The first element in a New York DWI case is whether the individual was “operating” a motor vehicle while intoxicated or impaired. The word “operation” has a very specific meaning in the context of a New York DWI case. Of course, driving counts as operation, but operation can also be found where you have only started the car. Under New York law, you operate a motor vehicle if you start the the motor vehicle with the intention of putting it in motion.
Asleep at the wheel: Assessing Intent
If a driver is found asleep behind the wheel of a running car, the key question is whether they intended on placing the car in motion. This element can be difficult for a prosecutor to prove because it addresses the mental state of the driver. A skilled DWI attorney may be able to create a dispute of the driver’s intent. If the driver’s intent is in dispute, then the people will not have met their burden as to this element of the charge.
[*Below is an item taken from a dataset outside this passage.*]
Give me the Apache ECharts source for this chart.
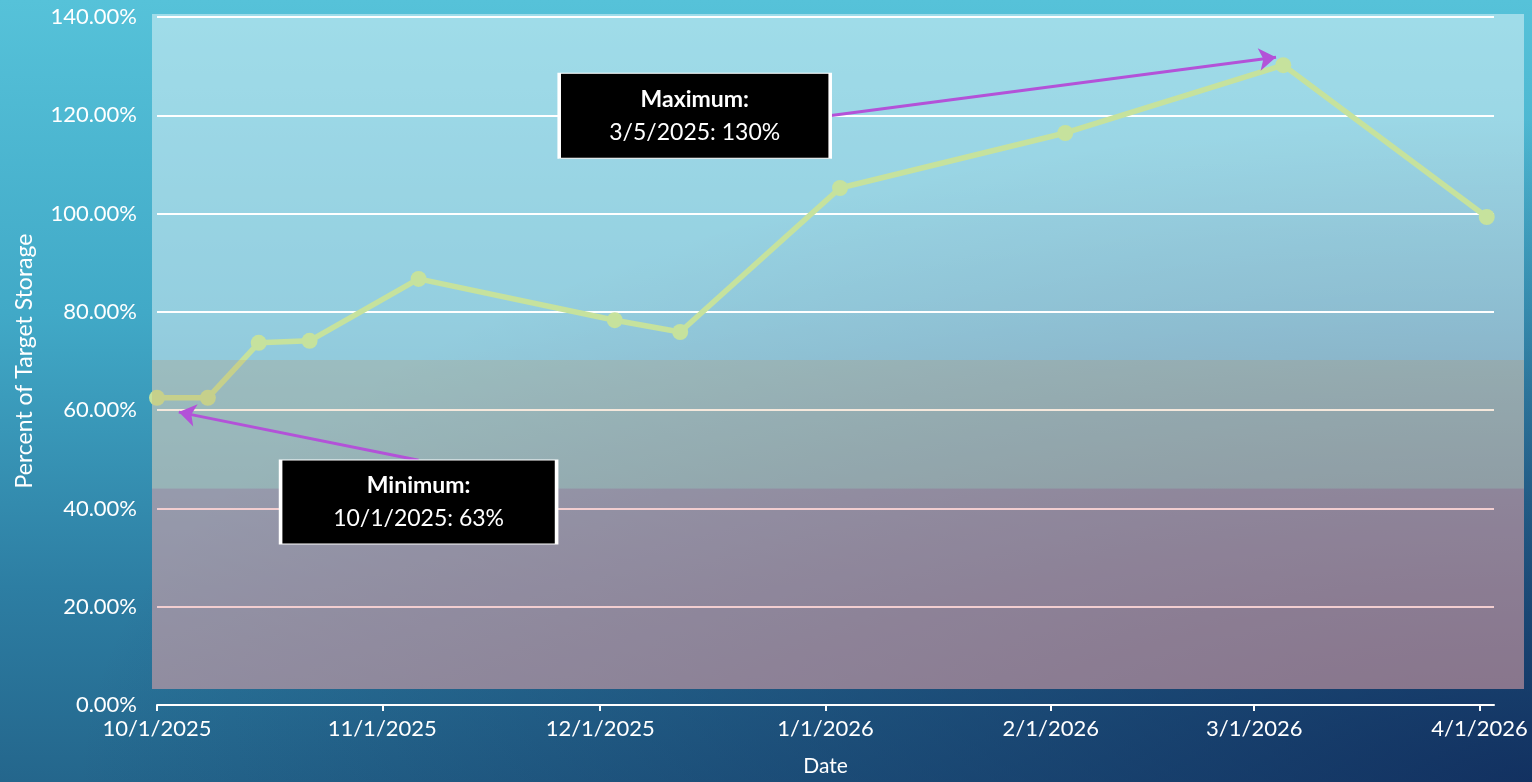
<!DOCTYPE html>
<html>
<head>
<meta charset="utf-8">
<script src="https://cdn.jsdelivr.net/npm/echarts@6/dist/echarts.min.js"></script>
<style>
  html, body {
    margin: 0;
    padding: 0;
    overflow: hidden;
  }
  body {
    width: 1532px;
    height: 782px;
    background:
      radial-gradient(ellipse 95% 85% at 100% 100%, rgba(14, 36, 86, 0.8), rgba(14, 36, 86, 0) 100%),
      linear-gradient(to bottom, #56c2d9 0%, #41a9c7 40%, #2d7ea3 75%, #24668c 100%);
  }
  #chart {
    width: 1532px;
    height: 782px;
  }
</style>
</head>
<body>
<div id="chart"></div>
<script>
  // measured storage, percent of target
  const dates = ['2025-10-01', '2025-10-08', '2025-10-15', '2025-10-22', '2025-11-06', '2025-12-03',
    '2025-12-12', '2026-01-03', '2026-02-03', '2026-03-05', '2026-04-02'];
  const pctValues = [62.5, 62.5, 73.7, 74.1, 86.7, 78.3, 75.9, 105.2, 116.4, 130.2, 99.3];

  // shaded condition bands (percent), bottom to top
  const bandEdges = [3.3, 44.1, 70.2, 140.6];

  const yTicks = [0, 20, 40, 60, 80, 100, 120, 140];
  const axisRange = ['2025-10-01', '2026-04-03'];

  const noteTitles = ['Maximum:', 'Minimum:'];
  const noteTexts = ['3/5/2025: 130%', '10/1/2025: 63%'];

  const FONT = 'Lato';
  const toTime = s => new Date(s + 'T00:00:00').getTime();
  const fmtDate = v => {
    const d = new Date(v);
    return (d.getMonth() + 1) + '/' + d.getDate() + '/' + d.getFullYear();
  };

  const seriesData = dates.map((d, i) => [toTime(d), pctValues[i]]);

  const noteLabel = i => ({
    show: true,
    position: 'inside',
    formatter: '{t|' + noteTitles[i] + '}\n{v|' + noteTexts[i] + '}',
    rich: {
      t: { color: '#fff', fontFamily: FONT, fontWeight: 'bold', fontSize: 23, lineHeight: 33 },
      v: { color: '#fff', fontFamily: FONT, fontSize: 23, lineHeight: 33 }
    }
  });

  const chart = echarts.init(document.getElementById('chart'));
  chart.setOption({
    animation: false,
    backgroundColor: 'transparent',
    textStyle: { fontFamily: FONT },
    grid: [
      { left: 157, right: 38, top: 17, bottom: 77 },
      {
        left: 152, right: 8, top: 14, bottom: 93, show: true, z: 0,
        backgroundColor: 'rgba(255,255,255,0.44)', borderWidth: 0
      }
    ],
    xAxis: [
      {
        type: 'time',
        gridIndex: 0,
        z: 1,
        min: toTime(axisRange[0]),
        max: toTime(axisRange[1]),
        splitNumber: 6,
        name: 'Date',
        nameLocation: 'middle',
        nameGap: 51,
        nameTextStyle: { color: '#fff', fontSize: 21, fontFamily: FONT },
        axisLine: { lineStyle: { color: '#fff', width: 2 } },
        axisTick: { show: true, length: 6, lineStyle: { color: '#fff', width: 2 } },
        axisLabel: {
          color: '#fff', fontSize: 22, margin: 13, fontFamily: FONT,
          formatter: v => fmtDate(v)
        },
        splitLine: { show: false }
      },
      { type: 'value', gridIndex: 1, min: 0, max: 1, show: false }
    ],
    yAxis: [
      {
        type: 'value',
        gridIndex: 0,
        z: 1,
        min: yTicks[0],
        max: yTicks[yTicks.length - 1],
        interval: yTicks[1] - yTicks[0],
        name: 'Percent of Target Storage',
        nameLocation: 'middle',
        nameGap: 121,
        nameTextStyle: { color: '#fff', fontSize: 23, fontFamily: FONT },
        axisLine: { show: false },
        axisTick: { show: false },
        axisLabel: {
          color: '#fff', fontSize: 22, margin: 20, fontFamily: FONT,
          formatter: v => v.toFixed(2) + '%'
        },
        splitLine: { lineStyle: { color: '#ffffff', width: 2 } }
      },
      {
        type: 'value', gridIndex: 1, show: false,
        min: bandEdges[0], max: bandEdges[bandEdges.length - 1]
      }
    ],
    series: [
      {
        type: 'line',
        z: 2,
        data: seriesData,
        symbol: 'circle',
        symbolSize: 16,
        lineStyle: { color: '#c6e29d', width: 5.5 },
        itemStyle: { color: '#c6e29d' },
        silent: true
      },
      {
        // condition bands over the plot panel
        type: 'line',
        xAxisIndex: 1,
        yAxisIndex: 1,
        data: [],
        silent: true,
        markArea: {
          z: 3,
          silent: true,
          data: [
            [{ yAxis: bandEdges[0], itemStyle: { color: 'rgba(190,10,20,0.2)' } }, { yAxis: bandEdges[1] }],
            [{ yAxis: bandEdges[1], itemStyle: { color: 'rgba(200,125,60,0.18)' } }, { yAxis: bandEdges[2] }]
          ]
        }
      },
      {
        // callouts
        type: 'line',
        data: [],
        silent: true,
        markLine: {
          z: 5,
          silent: true,
          symbol: ['none', 'arrow'],
          symbolSize: 17,
          label: { show: false },
          lineStyle: { color: '#b352d8', width: 3, type: 'solid' },
          data: [
            [{ coord: [toTime('2026-01-01'), 119.8] }, { coord: [toTime('2026-03-04'), 131.8] }],
            [{ coord: [toTime('2025-11-06'), 49.8] }, { coord: [toTime('2025-10-04'), 59.6] }]
          ]
        },
        markPoint: {
          z: 6,
          silent: true,
          data: [
            {
              coord: [toTime('2025-12-14'), 119.9],
              symbol: 'rect', symbolSize: [271, 85],
              itemStyle: { color: '#000', borderColor: '#fff', borderWidth: 2 },
              label: noteLabel(0)
            },
            {
              coord: [toTime('2025-11-06'), 41.3],
              symbol: 'rect', symbolSize: [276, 84],
              itemStyle: { color: '#000', borderColor: '#fff', borderWidth: 2 },
              label: noteLabel(1)
            }
          ]
        }
      }
    ]
  });
</script>
</body>
</html>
Lack of Observation: Fighting Indirect Evidence
In a typical drunk driving case, operating is observed by the arresting police officer. What happens is there is a one car accident and there is no observation by the police? Often drivers will confess to having operated a motor vehicle when questioned by a police office, but when no driver statement is made the prosecutor must resort to indirect evidence. Circumstantial evidence is admissible in a New York criminal case to prove that a driver operated a motor as defined by New York drunk driving laws. However, if the circumstantial evidence fails to prove beyond a reasonable doubt that the driver operated the motor vehicle, then the prosecutor will not have met his burden.